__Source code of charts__

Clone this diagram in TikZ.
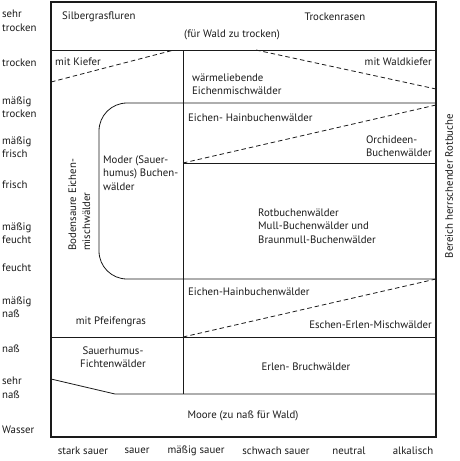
\documentclass[tikz,border=0pt]{standalone}
\usepackage{fontspec}
\setmainfont{PT Sans}
\usepackage{tikz}
\usepackage{xcolor}
\definecolor{ChartInk}{HTML}{1A1A1A}

\begin{document}
\begin{tikzpicture}[
    x=1pt, y=-1pt,
    frame/.style={draw=ChartInk, line width=1.1pt},
    divider/.style={draw=ChartInk, line width=0.8pt},
    trend/.style={draw=ChartInk, line width=0.8pt, dash pattern=on 4.5pt off 3pt},
    zone/.style={font=\fontsize{10.8}{13.5}\selectfont, text=ChartInk, inner sep=0pt, align=left},
    axis/.style={zone},
  ]
    \useasboundingbox (0,0) rectangle (459,461);
    % outer frame
    \draw[frame] (51,2) rectangle (436,437);
    % horizontal dividers
    \draw[divider] (51,50) -- (436,50);
    \draw[divider, rounded corners=28pt] (436,103) -- (99,103) -- (99,279) -- (436,279);
    \draw[divider] (183,163) -- (436,163);
    \draw[divider] (51,337) -- (436,337);
    \draw[divider] (51,379) -- (115,394) -- (436,394);
    \draw[divider] (183,50) -- (183,394);
    % dashed transitions
    \draw[trend] (51,82) -- (174,50);
    \draw[trend] (256,50) -- (436,89);
    \draw[trend] (183,163) -- (436,105);
    \draw[trend] (183,337) -- (436,279);

    % moisture axis
    \node[axis, anchor=west] (m1) at (2,21) {sehr\\trocken};
    \node[axis, anchor=west] (m2) at (2,63) {trocken};
    \node[axis, anchor=west] (m3) at (2,107) {mäßig\\trocken};
    \node[axis, anchor=west] (m4) at (2,147) {mäßig\\frisch};
    \node[axis, anchor=west] (m5) at (2,185) {frisch};
    \node[axis, anchor=west] (m6) at (2,233) {mäßig\\feucht};
    \node[axis, anchor=west] (m7) at (2,268) {feucht};
    \node[axis, anchor=west] (m8) at (2,307) {mäßig\\naß};
    \node[axis, anchor=west] (m9) at (2,349) {naß};
    \node[axis, anchor=west] (m10) at (2,388) {sehr\\naß};
    \node[axis, anchor=west] (m11) at (2,430) {Wasser};
    % acidity axis
    \node[axis] (a1) at (83,451) {stark sauer};
    \node[axis] (a2) at (137,451) {sauer};
    \node[axis] (a3) at (196,451) {mäßig sauer};
    \node[axis] (a4) at (276,451) {schwach sauer};
    \node[axis] (a5) at (349,451) {neutral};
    \node[axis] (a6) at (413,451) {alkalisch};
    \node[axis, rotate=90] (beech) at (449,186) {Bereich herrschender Rotbuche};

    % vegetation zones
    \node[zone, anchor=west] (silber) at (62,17) {Silbergrasfluren};
    \node[zone] (rasen) at (335,17) {Trockenrasen};
    \node[zone] (zutrocken) at (232,35) {(für Wald zu trocken)};
    \node[zone, anchor=west] (kiefer) at (55,62) {mit Kiefer};
    \node[zone, anchor=east] (waldkiefer) at (432,62) {mit Waldkiefer};
    \node[zone, anchor=west] (warm) at (192,84) {wärmeliebende\\Eichenmischwälder};
    \node[zone, anchor=west] (hain1) at (188,118) {Eichen- Hainbuchenwälder};
    \node[zone, anchor=east] (orchid) at (432,146) {Orchideen-\\Buchenwälder};
    \node[zone, anchor=west] (moder) at (103,173) {Moder (Sauer-\\humus) Buchen-\\wälder};
    \node[zone, rotate=90, anchor=base west] (boden) at (76,251) {Bodensaure Eichen-};
    \node[zone, rotate=90, anchor=base west] (bodenb) at (90,251) {mischwälder};
    \node[zone, anchor=west] (rot) at (258,226) {Rotbuchenwälder\\Mull-Buchenwälder und\\Braunmull-Buchenwälder};
    \node[zone, anchor=west] (hain2) at (188,292) {Eichen-Hainbuchenwälder};
    \node[zone, anchor=east] (eschen) at (432,325) {Eschen-Erlen-Mischwälder};
    \node[zone] (pfeifen) at (111,322) {mit Pfeifengras};
    \node[zone, align=center] (fichte) at (113,357) {Sauerhumus-\\Fichtenwälder};
    \node[zone] (bruch) at (306,367) {Erlen- Bruchwälder};
    \node[zone] (moore) at (243,416) {Moore (zu naß für Wald)};
  \end{tikzpicture}
\end{document}
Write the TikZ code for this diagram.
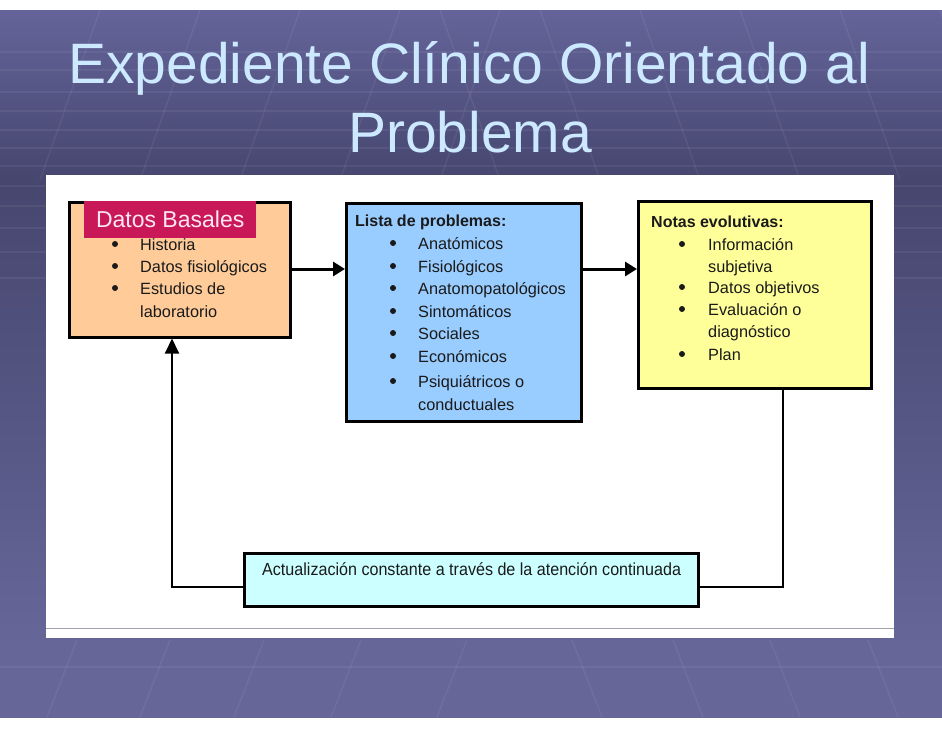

__PROBLEM DESCRIPTION__
Output the material word for word, omitting its pictures.

__IN RESPONSE__
Clone this diagram in TikZ.
\documentclass[tikz,border=0pt]{standalone}
\usepackage{fontspec}
\setmainfont{PT Sans}
\usepackage{tikz}
\usepackage{xcolor}
\definecolor{ChartInk}{HTML}{1A1A1A}

\begin{document}
\begin{tikzpicture}[
    x=1pt, y=-1pt,
    frame/.style={draw=ChartInk, line width=1.1pt},
    divider/.style={draw=ChartInk, line width=0.8pt},
    trend/.style={draw=ChartInk, line width=0.8pt, dash pattern=on 4.5pt off 3pt},
    zone/.style={font=\fontsize{10.8}{13.5}\selectfont, text=ChartInk, inner sep=0pt, align=left},
    axis/.style={zone},
  ]
    \useasboundingbox (0,0) rectangle (459,461);
    % outer frame
    \draw[frame] (51,2) rectangle (436,437);
    % horizontal dividers
    \draw[divider] (51,50) -- (436,50);
    \draw[divider, rounded corners=28pt] (436,103) -- (99,103) -- (99,279) -- (436,279);
    \draw[divider] (183,163) -- (436,163);
    \draw[divider] (51,337) -- (436,337);
    \draw[divider] (51,379) -- (115,394) -- (436,394);
    \draw[divider] (183,50) -- (183,394);
    % dashed transitions
    \draw[trend] (51,82) -- (174,50);
    \draw[trend] (256,50) -- (436,89);
    \draw[trend] (183,163) -- (436,105);
    \draw[trend] (183,337) -- (436,279);

    % moisture axis
    \node[axis, anchor=west] (m1) at (2,21) {sehr\\trocken};
    \node[axis, anchor=west] (m2) at (2,63) {trocken};
    \node[axis, anchor=west] (m3) at (2,107) {mäßig\\trocken};
    \node[axis, anchor=west] (m4) at (2,147) {mäßig\\frisch};
    \node[axis, anchor=west] (m5) at (2,185) {frisch};
    \node[axis, anchor=west] (m6) at (2,233) {mäßig\\feucht};
    \node[axis, anchor=west] (m7) at (2,268) {feucht};
    \node[axis, anchor=west] (m8) at (2,307) {mäßig\\naß};
    \node[axis, anchor=west] (m9) at (2,349) {naß};
    \node[axis, anchor=west] (m10) at (2,388) {sehr\\naß};
    \node[axis, anchor=west] (m11) at (2,430) {Wasser};
    % acidity axis
    \node[axis] (a1) at (83,451) {stark sauer};
    \node[axis] (a2) at (137,451) {sauer};
    \node[axis] (a3) at (196,451) {mäßig sauer};
    \node[axis] (a4) at (276,451) {schwach sauer};
    \node[axis] (a5) at (349,451) {neutral};
    \node[axis] (a6) at (413,451) {alkalisch};
    \node[axis, rotate=90] (beech) at (449,186) {Bereich herrschender Rotbuche};

    % vegetation zones
    \node[zone, anchor=west] (silber) at (62,17) {Silbergrasfluren};
    \node[zone] (rasen) at (335,17) {Trockenrasen};
    \node[zone] (zutrocken) at (232,35) {(für Wald zu trocken)};
    \node[zone, anchor=west] (kiefer) at (55,62) {mit Kiefer};
    \node[zone, anchor=east] (waldkiefer) at (432,62) {mit Waldkiefer};
    \node[zone, anchor=west] (warm) at (192,84) {wärmeliebende\\Eichenmischwälder};
    \node[zone, anchor=west] (hain1) at (188,118) {Eichen- Hainbuchenwälder};
    \node[zone, anchor=east] (orchid) at (432,146) {Orchideen-\\Buchenwälder};
    \node[zone, anchor=west] (moder) at (103,173) {Moder (Sauer-\\humus) Buchen-\\wälder};
    \node[zone, rotate=90, anchor=base west] (boden) at (76,251) {Bodensaure Eichen-};
    \node[zone, rotate=90, anchor=base west] (bodenb) at (90,251) {mischwälder};
    \node[zone, anchor=west] (rot) at (258,226) {Rotbuchenwälder\\Mull-Buchenwälder und\\Braunmull-Buchenwälder};
    \node[zone, anchor=west] (hain2) at (188,292) {Eichen-Hainbuchenwälder};
    \node[zone, anchor=east] (eschen) at (432,325) {Eschen-Erlen-Mischwälder};
    \node[zone] (pfeifen) at (111,322) {mit Pfeifengras};
    \node[zone, align=center] (fichte) at (113,357) {Sauerhumus-\\Fichtenwälder};
    \node[zone] (bruch) at (306,367) {Erlen- Bruchwälder};
    \node[zone] (moore) at (243,416) {Moore (zu naß für Wald)};
  \end{tikzpicture}
\end{document}
Write the TikZ code for this diagram.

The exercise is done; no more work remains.